Cette « Correspondance » est souvent comparée à la façon dont un Hologramme peut faire apparaître des structures Bidimensionnelles comme Tridimensionnelles. Également appelée « Dualité », elle signifie que les solutions obtenues dans l’un des deux Univers-jouets s’appliquent également à l’autre.
La Gravité n’apparait que du côté de la correspondance à dimension supérieure, appelé « Espace anti de Sitter« , ou AdS. Du côté de la « Frontière », il n’y a pas de Gravité. Les interactions entre les Particules y sont régies uniquement par une version de la Mécanique Quantique appelée « Théorie des Champs Conformes », ou CFT. On peut utiliser AdS/CFR pour poser un problème complexe d’un côté, le traduire en une forme plus simple de l’autre et traduire une solution en retour. Un outil extrêmement puissant pour les Physiciens cherchant à comprendre les phénomènes Gravitationnels tels que les Trous Noirs. (certains problèmes sont plus faciles du côté AdS, tandis que d’autres sont plus faciles du côtés CFT).
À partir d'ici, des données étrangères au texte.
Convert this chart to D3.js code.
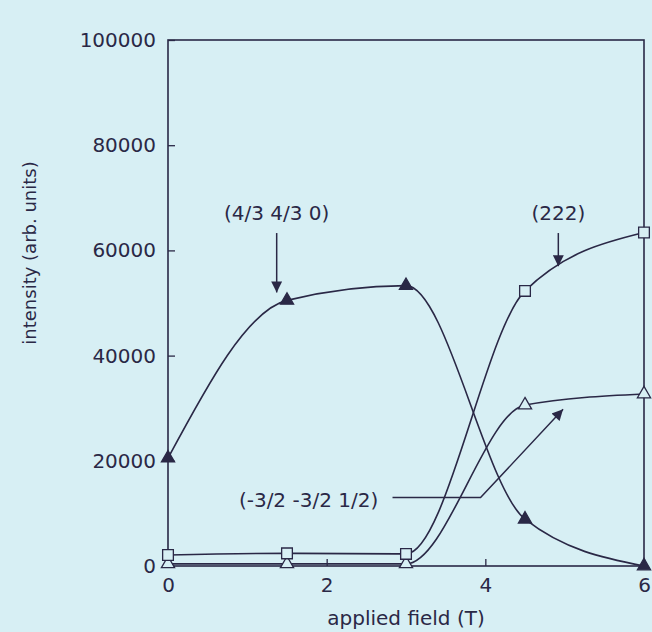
<!DOCTYPE html>
<html>
<head>
<meta charset="utf-8">
<script src="https://cdn.jsdelivr.net/npm/d3@7"></script>
<style>
  html, body { margin: 0; padding: 0; background: #d7eff4; }
  #chart { width: 652px; height: 632px; }
  text { font-family: "DejaVu Sans", sans-serif; fill: #2a2846; }
</style>
</head>
<body>
<div id="chart"></div>
<script>
// applied field (T) at each measurement
const field = [0, 1.5, 3, 4.5, 6];
// peak intensities (arb. units)
const peak430 = [20500, 50500, 53300, 8900, 0];      // (4/3 4/3 0), filled triangles
const peak222 = [2100, 2400, 2300, 52300, 63400];    // (222), open squares
const peakHalf = [400, 400, 400, 30600, 32700];      // (-3/2 -3/2 1/2), open triangles

const xTicks = [0, 2, 4, 6];
const yTicks = [0, 20000, 40000, 60000, 80000, 100000];

function drawChart() {
    const margin = {top: 40, right: 8, bottom: 66, left: 168},
        width = 652 - margin.left - margin.right,
        height = 632 - margin.top - margin.bottom;
    const ink = "#2a2846";

    const svg = d3.select("#chart")
        .append("svg")
        .attr("width", 652).attr("height", 632)
        .append("g")
        .attr("transform", `translate(${margin.left},${margin.top})`);

    const x = d3.scaleLinear().domain([0, 6]).range([0, width]);
    const y = d3.scaleLinear().domain([0, 100000]).range([height, 0]);

    // frame
    svg.append("rect")
        .attr("x", 0).attr("y", 0)
        .attr("width", width).attr("height", height)
        .attr("fill", "none")
        .attr("stroke", ink)
        .attr("stroke-width", 1.6);

    // axes, ticks pointing inward
    const xAxis = svg.append("g")
        .attr("transform", `translate(0,${height})`)
        .call(d3.axisBottom(x).tickValues(xTicks).tickSize(-7).tickPadding(12).tickFormat(d3.format("d")));
    xAxis.select(".domain").remove();
    xAxis.selectAll("line").attr("stroke", ink).attr("stroke-width", 1.3);
    xAxis.selectAll("text").style("font-size", "20px").attr("fill", ink);

    const yAxis = svg.append("g")
        .call(d3.axisLeft(y).tickValues(yTicks).tickSize(-7).tickPadding(12).tickFormat(d3.format("d")));
    yAxis.select(".domain").remove();
    yAxis.selectAll("line").attr("stroke", ink).attr("stroke-width", 1.3);
    yAxis.selectAll("text").style("font-size", "20px").attr("fill", ink);

    svg.append("text")
        .attr("text-anchor", "middle")
        .attr("x", x(3))
        .attr("y", height + 59)
        .style("font-size", "20px")
        .text("applied field (T)");
    svg.append("text")
        .attr("text-anchor", "middle")
        .attr("transform", `translate(${-132},${213}) rotate(-90)`)
        .style("font-size", "18px")
        .text("intensity (arb. units)");

    const line = d3.line()
        .x(d => x(d[0]))
        .y(d => y(d[1]))
        .curve(d3.curveMonotoneX);

    const series = [
        {vals: peakHalf, shape: d3.symbolTriangle, fill: "#d7eff4"},
        {vals: peak222, shape: d3.symbolSquare, fill: "#d7eff4"},
        {vals: peak430, shape: d3.symbolTriangle, fill: ink}
    ];
    series.forEach(s => {
        const pts = field.map((f, i) => [f, s.vals[i]]);
        svg.append("path")
            .datum(pts)
            .attr("fill", "none")
            .attr("stroke", ink)
            .attr("stroke-width", 1.6)
            .attr("d", line);
        svg.selectAll(null)
            .data(pts)
            .enter().append("path")
            .attr("transform", d => `translate(${x(d[0])},${y(d[1])})`)
            .attr("d", d3.symbol().type(s.shape).size(s.shape === d3.symbolSquare ? 115 : 75))
            .attr("fill", s.fill)
            .attr("stroke", ink)
            .attr("stroke-width", 1.3);
    });

    // arrow head for the annotations
    d3.select("#chart svg").append("defs")
        .append("marker")
        .attr("id", "head")
        .attr("viewBox", "0 0 10 10")
        .attr("refX", 10).attr("refY", 5)
        .attr("markerWidth", 13).attr("markerHeight", 11)
        .attr("markerUnits", "userSpaceOnUse")
        .attr("orient", "auto")
        .append("path")
        .attr("d", "M0,0 L10,5 L0,10 Z")
        .attr("fill", ink);

    svg.append("text")
        .attr("text-anchor", "middle")
        .attr("x", x(1.37)).attr("y", y(65800))
        .style("font-size", "20px")
        .text("(4/3 4/3 0)");
    svg.append("line")
        .attr("x1", x(1.37)).attr("y1", y(63300))
        .attr("x2", x(1.37)).attr("y2", y(52000))
        .attr("stroke", ink).attr("stroke-width", 1.5)
        .attr("marker-end", "url(#head)");

    svg.append("text")
        .attr("text-anchor", "middle")
        .attr("x", x(4.92)).attr("y", y(65800))
        .style("font-size", "20px")
        .text("(222)");
    svg.append("line")
        .attr("x1", x(4.92)).attr("y1", y(63300))
        .attr("x2", x(4.92)).attr("y2", y(57000))
        .attr("stroke", ink).attr("stroke-width", 1.5)
        .attr("marker-end", "url(#head)");

    svg.append("text")
        .attr("text-anchor", "end")
        .attr("x", x(2.65)).attr("y", y(11200))
        .style("font-size", "20px")
        .text("(-3/2 -3/2 1/2)");
    svg.append("polyline")
        .attr("points", [[x(2.83), y(13000)], [x(3.94), y(13000)], [x(4.98), y(29800)]].map(p => p.join(",")).join(" "))
        .attr("fill", "none")
        .attr("stroke", ink).attr("stroke-width", 1.5)
        .attr("marker-end", "url(#head)");
}

drawChart();
</script>
</body>
</html>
En 2019, Sean Hartnoll, alors Professeur à Stanford et ses étudiants, ont entrepris d’utiliser la Correspondance pour découvrir ce qui se passe à l’intérieur d’un Trou Noir AdS. « Nous voulions faire cela », a expliqué Sean Hartnoll, « pour relier l’intérieur d’un Trou Noir, mal compris, à la Région Lointaine, bien comprise ». Ils ont découvert un Chaos similaire à celui découvert précédemment par BKL. Au cours des cinq dernières années, lui et ses collaborateurs ont continué à utiliser la Correspondance pour analyser la Dynamique des Trous Noirs.
Après la découverte de Sean Hartnoll d’un Chaos de type BKL dans AdS/CFT, d’autres ont tenté de comprendre sa cause exacte. Gerben Oling explique que la découverte par Sean Hartnoll du Mixmaster dans les Trous Noirs AdS/CFT a été une surprise. L’équipe de Sean Hartnoll « a découvert que ce comportement apparaît dans des environnements où elle ne s’y attendait pas », explique-t-il. Avec Juan Pedraza de l’Institut de Physique Théorique de Madrid, Gerben Oling a montré qu’il apparaît même dans un modèle AdS/CFT miniature où la Vitesse de la Lumière est fixée à zéro. Gerben Oling précis que Marc Henneaux, entre autres avait anticipé ce phénomène , mais que la preuve n’était pas acquise. « Pour moi, ce n’est pas évident », conclut Gerben Oling, « car cela simplifie énormément la Théorie ».
Parallèlement, les Mathématiciens ont abordé le Chaos de type BKL de leur propre point de vue en réduisant les Hypothèses nécessaires pour prouver que le Chaos émerge, et en vérifiant s’il doit survenir même sans l’Hypothèse de découplage.
Comme on pouvait s’y attendre modéliser des Rebonds Chaotiques et imprévisibles dans l’Espace-Temps représente un défi. Récemment, Sean Hartnoll et son étudiant Ming Yang, ont tenté de calculer la moyenne des nombreux Rebonds dans un Trou Noir. Dans une prépublication, publiée le 4 Février 2025, ils ont découvert, grâce à cette technique, un modèle lié à des Fonctions Mathématiques Abstraites appelées « Modulaires ». Cela suggère qu’un langage mathématique connu peut être utilisé pour comprendre le Chaos. « Ces modèles pourraient indiquer une Structure Gravitationnelle cachée sous-jacente », a déclaré Sean hartnoll. « cela pourrait faciliter la formulation d’une Théorie Quantique de la Gravité ». Même si l’Horizon des Évènements nous empêche d’observer directement le Chaos à l’intérieur des Trous Noirs, connaître son existence et sa signification pourrait ouvrir la voie à une Nouvelle Physique et à des réponses à certaines de nos plus grandes questions sur la Réalité elle-même.